The exercise
Return each line of the data below exactly, omitting any pictures.

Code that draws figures
━━━━━━━━
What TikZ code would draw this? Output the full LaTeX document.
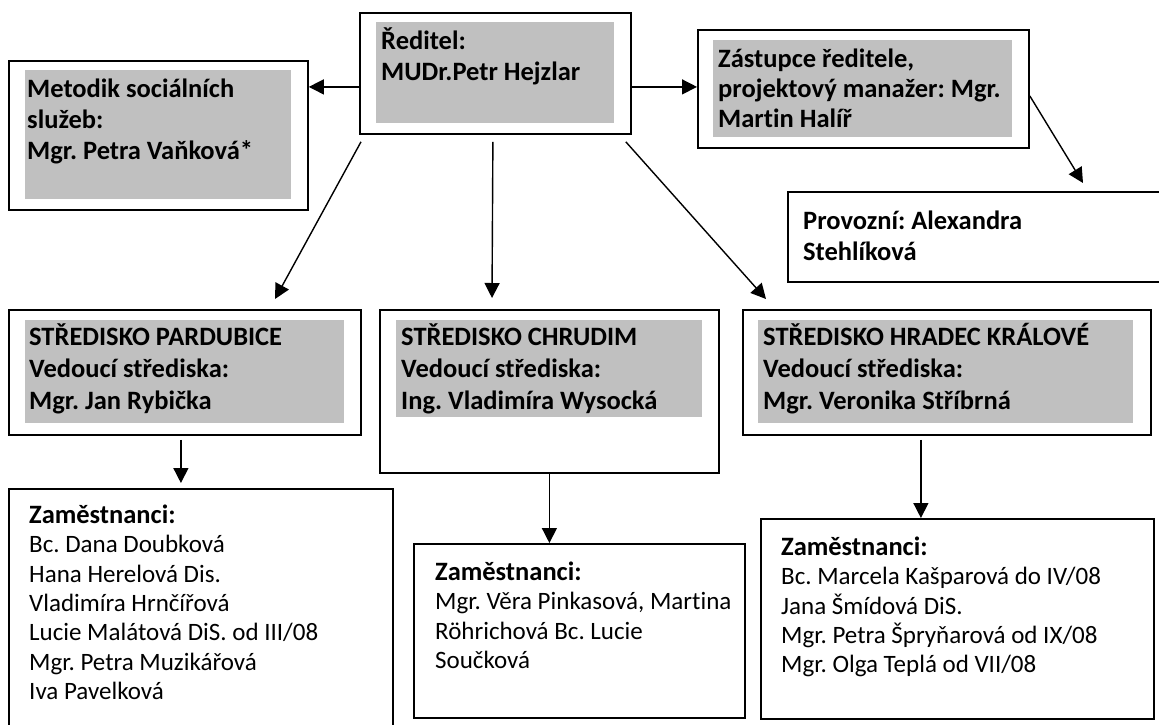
\documentclass[tikz,border=0pt]{standalone}
\usepackage{fontspec}
\setmainfont{Carlito}[Ligatures=NoCommon]
\usetikzlibrary{arrows.meta,calc}
\frenchspacing
\begin{document}
\begin{tikzpicture}[x=1pt,y=-1pt,
  box/.style={draw=black,line width=1.8pt,fill=white,inner sep=0pt,anchor=north west},
  gbox/.style={fill=graybg,draw=none,inner sep=0pt,anchor=north west},
  btxt/.style={inner sep=0pt,anchor=north west,align=left,font=\fontsize{26.5}{31}\selectfont\bfseries},
  rtxt/.style={inner sep=0pt,anchor=north west,align=left,font=\fontsize{25}{29.4}\selectfont},
  arr/.style={line width=1.4pt,-{Triangle[length=15pt,width=15pt]}}]
\definecolor{graybg}{RGB}{192,192,192}
\newcommand{\hd}[1]{{\fontsize{26.5}{29.4}\selectfont\bfseries #1}}
\useasboundingbox (0,0) rectangle (1159,724);
% Director
\node[box,minimum width=271pt,minimum height=121pt] (dir) at (359,12) {};
\node[gbox,minimum width=238pt,minimum height=101pt] (dirg) at (376,22) {};
\node[btxt] (dirt) at (381,23) {\rule{0pt}{26pt}Ředitel:\\MUDr.Petr Hejzlar};
% Metodik
\node[box,minimum width=299pt,minimum height=149pt] (met) at (8,60) {};
\node[gbox,minimum width=266pt,minimum height=129pt] (metg) at (25,70) {};
\node[btxt] (mett) at (27,71) {\rule{0pt}{26pt}Metodik sociálních\\služeb:\\Mgr. Petra Vaňková*};
% Zastupce
\node[box,minimum width=331pt,minimum height=118pt] (zas) at (697,29) {};
\node[gbox,minimum width=299pt,minimum height=97pt] (zasg) at (713,40) {};
\node[btxt,font=\fontsize{26.5}{30}\selectfont\bfseries] (zast) at (718,41) {\rule{0pt}{26pt}Zástupce ředitele,\\projektový manažer: Mgr.\\Martin Halíř};
% Provozni
\node[box,minimum width=380pt,minimum height=90pt] (prov) at (787,191) {};
\node[btxt] (provt) at (803,203) {\rule{0pt}{26pt}Provozní: Alexandra\\Stehlíková};
% Strediska
\node[box,minimum width=352pt,minimum height=125pt] (par) at (8,309) {};
\node[gbox,minimum width=319pt,minimum height=103pt] (parg) at (25,320) {};
\node[btxt,font=\fontsize{26.5}{32}\selectfont\bfseries] (part) at (29,319) {\rule{0pt}{26pt}STŘEDISKO PARDUBICE\\Vedoucí střediska:\\Mgr. Jan Rybička};
\node[box,minimum width=339pt,minimum height=163pt] (chr) at (379,309) {};
\node[gbox,minimum width=306pt,minimum height=97pt] (chrg) at (396,320) {};
\node[btxt,font=\fontsize{26.5}{32}\selectfont\bfseries] (chrt) at (401,319) {\rule{0pt}{26pt}STŘEDISKO CHRUDIM\\Vedoucí střediska:\\Ing. Vladimíra Wysocká};
\node[box,minimum width=408pt,minimum height=125pt] (hk) at (742,309) {};
\node[gbox,minimum width=375pt,minimum height=103pt] (hkg) at (758,320) {};
\node[btxt,font=\fontsize{26.5}{32}\selectfont\bfseries] (hkt) at (763,319) {\rule{0pt}{26pt}STŘEDISKO HRADEC KRÁLOVÉ\\Vedoucí střediska:\\Mgr. Veronika Stříbrná};
% Zamestnanci
\node[box,minimum width=384pt,minimum height=245pt] (parE) at (8,488) {};
\node[rtxt] (parEt) at (29,497) {\rule{0pt}{26pt}\hd{Zaměstnanci:}\\Bc. Dana Doubková\\Hana Herelová Dis.\\Vladimíra Hrnčířová\\Lucie Malátová DiS. od III/08\\Mgr. Petra Muzikářová\\Iva Pavelková};
\node[box,minimum width=331pt,minimum height=174pt] (chrE) at (413,543) {};
\node[rtxt] (chrEt) at (435,554) {\rule{0pt}{26pt}\hd{Zaměstnanci:}\\Mgr. Věra Pinkasová, Martina\\Röhrichová Bc. Lucie\\Součková};
\node[box,minimum width=393pt,minimum height=200pt] (hkE) at (760,518) {};
\node[rtxt] (hkEt) at (781,529) {\rule{0pt}{26pt}\hd{Zaměstnanci:}\\Bc. Marcela Kašparová do IV/08\\Jana Šmídová DiS.\\Mgr. Petra Špryňarová od IX/08\\Mgr. Olga Teplá od VII/08};
% Connectors
\draw[arr] ($(dir.west)+(0,13.5)$) -- ($(met.east)+(0,-48.5)$);
\draw[arr] ($(dir.east)+(0,13.5)$) -- ($(zas.west)+(0,-2)$);
\draw[arr] ($(zas.east)+(0,7)$) -- ($(prov.north west)+(296,-8)$);
\draw[arr] ($(dir.south west)+(2,7)$) -- ($(par.north west)+(267,-10)$);
\draw[arr] ($(dir.south)+(-2.5,7)$) -- ($(chr.north west)+(113,-11)$);
\draw[arr] ($(dir.south east)+(-6,7)$) -- ($(hk.north west)+(24,-10)$);
\draw[arr] ($(par.south)+(-4,4)$) coordinate (p1) -- ($(p1 |- parE.north)+(0,-5)$);
\draw[arr] (chr.south) -- (chr.south |- chrE.north);
\draw[arr] ($(hk.south)+(-26,4)$) coordinate (h1) -- (h1 |- hkE.north);
\end{tikzpicture}
\end{document}
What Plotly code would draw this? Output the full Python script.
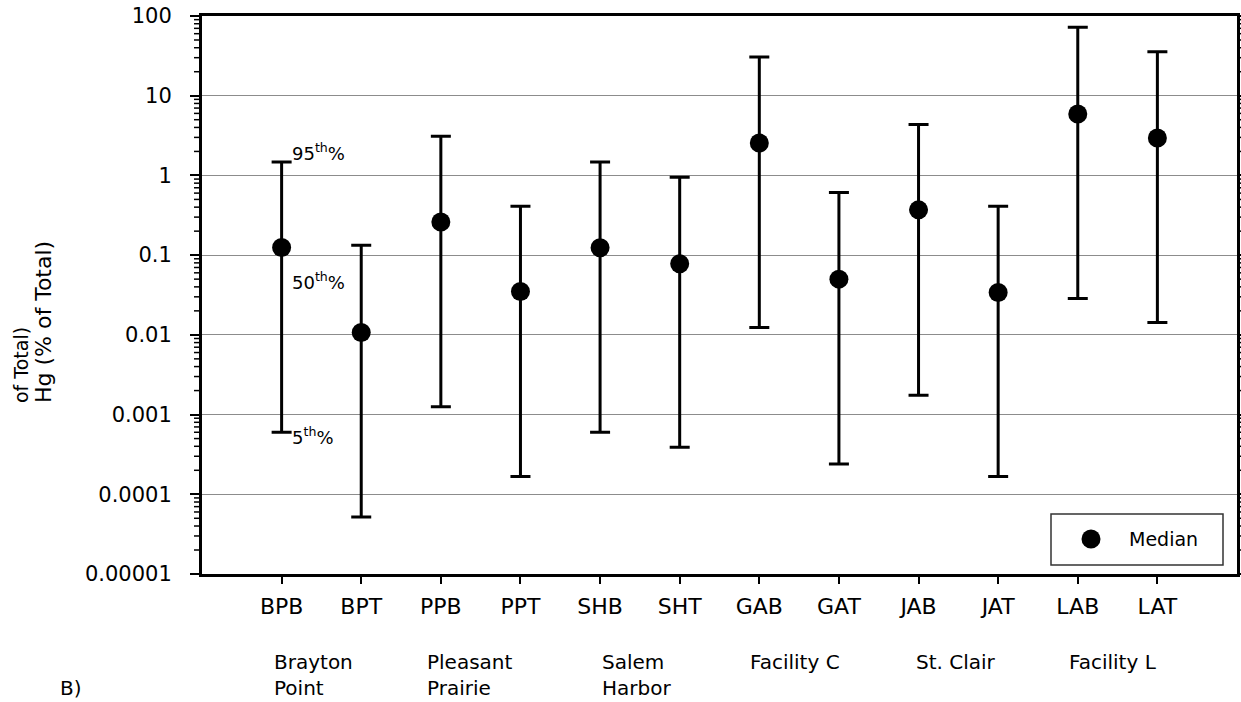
━━━━━━━━
Written response
What TikZ code would draw this? Output the full LaTeX document.
\documentclass[tikz,border=0pt]{standalone}
\usepackage{fontspec}
\setmainfont{Carlito}[Ligatures=NoCommon]
\usetikzlibrary{arrows.meta,calc}
\frenchspacing
\begin{document}
\begin{tikzpicture}[x=1pt,y=-1pt,
  box/.style={draw=black,line width=1.8pt,fill=white,inner sep=0pt,anchor=north west},
  gbox/.style={fill=graybg,draw=none,inner sep=0pt,anchor=north west},
  btxt/.style={inner sep=0pt,anchor=north west,align=left,font=\fontsize{26.5}{31}\selectfont\bfseries},
  rtxt/.style={inner sep=0pt,anchor=north west,align=left,font=\fontsize{25}{29.4}\selectfont},
  arr/.style={line width=1.4pt,-{Triangle[length=15pt,width=15pt]}}]
\definecolor{graybg}{RGB}{192,192,192}
\newcommand{\hd}[1]{{\fontsize{26.5}{29.4}\selectfont\bfseries #1}}
\useasboundingbox (0,0) rectangle (1159,724);
% Director
\node[box,minimum width=271pt,minimum height=121pt] (dir) at (359,12) {};
\node[gbox,minimum width=238pt,minimum height=101pt] (dirg) at (376,22) {};
\node[btxt] (dirt) at (381,23) {\rule{0pt}{26pt}Ředitel:\\MUDr.Petr Hejzlar};
% Metodik
\node[box,minimum width=299pt,minimum height=149pt] (met) at (8,60) {};
\node[gbox,minimum width=266pt,minimum height=129pt] (metg) at (25,70) {};
\node[btxt] (mett) at (27,71) {\rule{0pt}{26pt}Metodik sociálních\\služeb:\\Mgr. Petra Vaňková*};
% Zastupce
\node[box,minimum width=331pt,minimum height=118pt] (zas) at (697,29) {};
\node[gbox,minimum width=299pt,minimum height=97pt] (zasg) at (713,40) {};
\node[btxt,font=\fontsize{26.5}{30}\selectfont\bfseries] (zast) at (718,41) {\rule{0pt}{26pt}Zástupce ředitele,\\projektový manažer: Mgr.\\Martin Halíř};
% Provozni
\node[box,minimum width=380pt,minimum height=90pt] (prov) at (787,191) {};
\node[btxt] (provt) at (803,203) {\rule{0pt}{26pt}Provozní: Alexandra\\Stehlíková};
% Strediska
\node[box,minimum width=352pt,minimum height=125pt] (par) at (8,309) {};
\node[gbox,minimum width=319pt,minimum height=103pt] (parg) at (25,320) {};
\node[btxt,font=\fontsize{26.5}{32}\selectfont\bfseries] (part) at (29,319) {\rule{0pt}{26pt}STŘEDISKO PARDUBICE\\Vedoucí střediska:\\Mgr. Jan Rybička};
\node[box,minimum width=339pt,minimum height=163pt] (chr) at (379,309) {};
\node[gbox,minimum width=306pt,minimum height=97pt] (chrg) at (396,320) {};
\node[btxt,font=\fontsize{26.5}{32}\selectfont\bfseries] (chrt) at (401,319) {\rule{0pt}{26pt}STŘEDISKO CHRUDIM\\Vedoucí střediska:\\Ing. Vladimíra Wysocká};
\node[box,minimum width=408pt,minimum height=125pt] (hk) at (742,309) {};
\node[gbox,minimum width=375pt,minimum height=103pt] (hkg) at (758,320) {};
\node[btxt,font=\fontsize{26.5}{32}\selectfont\bfseries] (hkt) at (763,319) {\rule{0pt}{26pt}STŘEDISKO HRADEC KRÁLOVÉ\\Vedoucí střediska:\\Mgr. Veronika Stříbrná};
% Zamestnanci
\node[box,minimum width=384pt,minimum height=245pt] (parE) at (8,488) {};
\node[rtxt] (parEt) at (29,497) {\rule{0pt}{26pt}\hd{Zaměstnanci:}\\Bc. Dana Doubková\\Hana Herelová Dis.\\Vladimíra Hrnčířová\\Lucie Malátová DiS. od III/08\\Mgr. Petra Muzikářová\\Iva Pavelková};
\node[box,minimum width=331pt,minimum height=174pt] (chrE) at (413,543) {};
\node[rtxt] (chrEt) at (435,554) {\rule{0pt}{26pt}\hd{Zaměstnanci:}\\Mgr. Věra Pinkasová, Martina\\Röhrichová Bc. Lucie\\Součková};
\node[box,minimum width=393pt,minimum height=200pt] (hkE) at (760,518) {};
\node[rtxt] (hkEt) at (781,529) {\rule{0pt}{26pt}\hd{Zaměstnanci:}\\Bc. Marcela Kašparová do IV/08\\Jana Šmídová DiS.\\Mgr. Petra Špryňarová od IX/08\\Mgr. Olga Teplá od VII/08};
% Connectors
\draw[arr] ($(dir.west)+(0,13.5)$) -- ($(met.east)+(0,-48.5)$);
\draw[arr] ($(dir.east)+(0,13.5)$) -- ($(zas.west)+(0,-2)$);
\draw[arr] ($(zas.east)+(0,7)$) -- ($(prov.north west)+(296,-8)$);
\draw[arr] ($(dir.south west)+(2,7)$) -- ($(par.north west)+(267,-10)$);
\draw[arr] ($(dir.south)+(-2.5,7)$) -- ($(chr.north west)+(113,-11)$);
\draw[arr] ($(dir.south east)+(-6,7)$) -- ($(hk.north west)+(24,-10)$);
\draw[arr] ($(par.south)+(-4,4)$) coordinate (p1) -- ($(p1 |- parE.north)+(0,-5)$);
\draw[arr] (chr.south) -- (chr.south |- chrE.north);
\draw[arr] ($(hk.south)+(-26,4)$) coordinate (h1) -- (h1 |- hkE.north);
\end{tikzpicture}
\end{document}
What Plotly code would draw this? Output the full Python script.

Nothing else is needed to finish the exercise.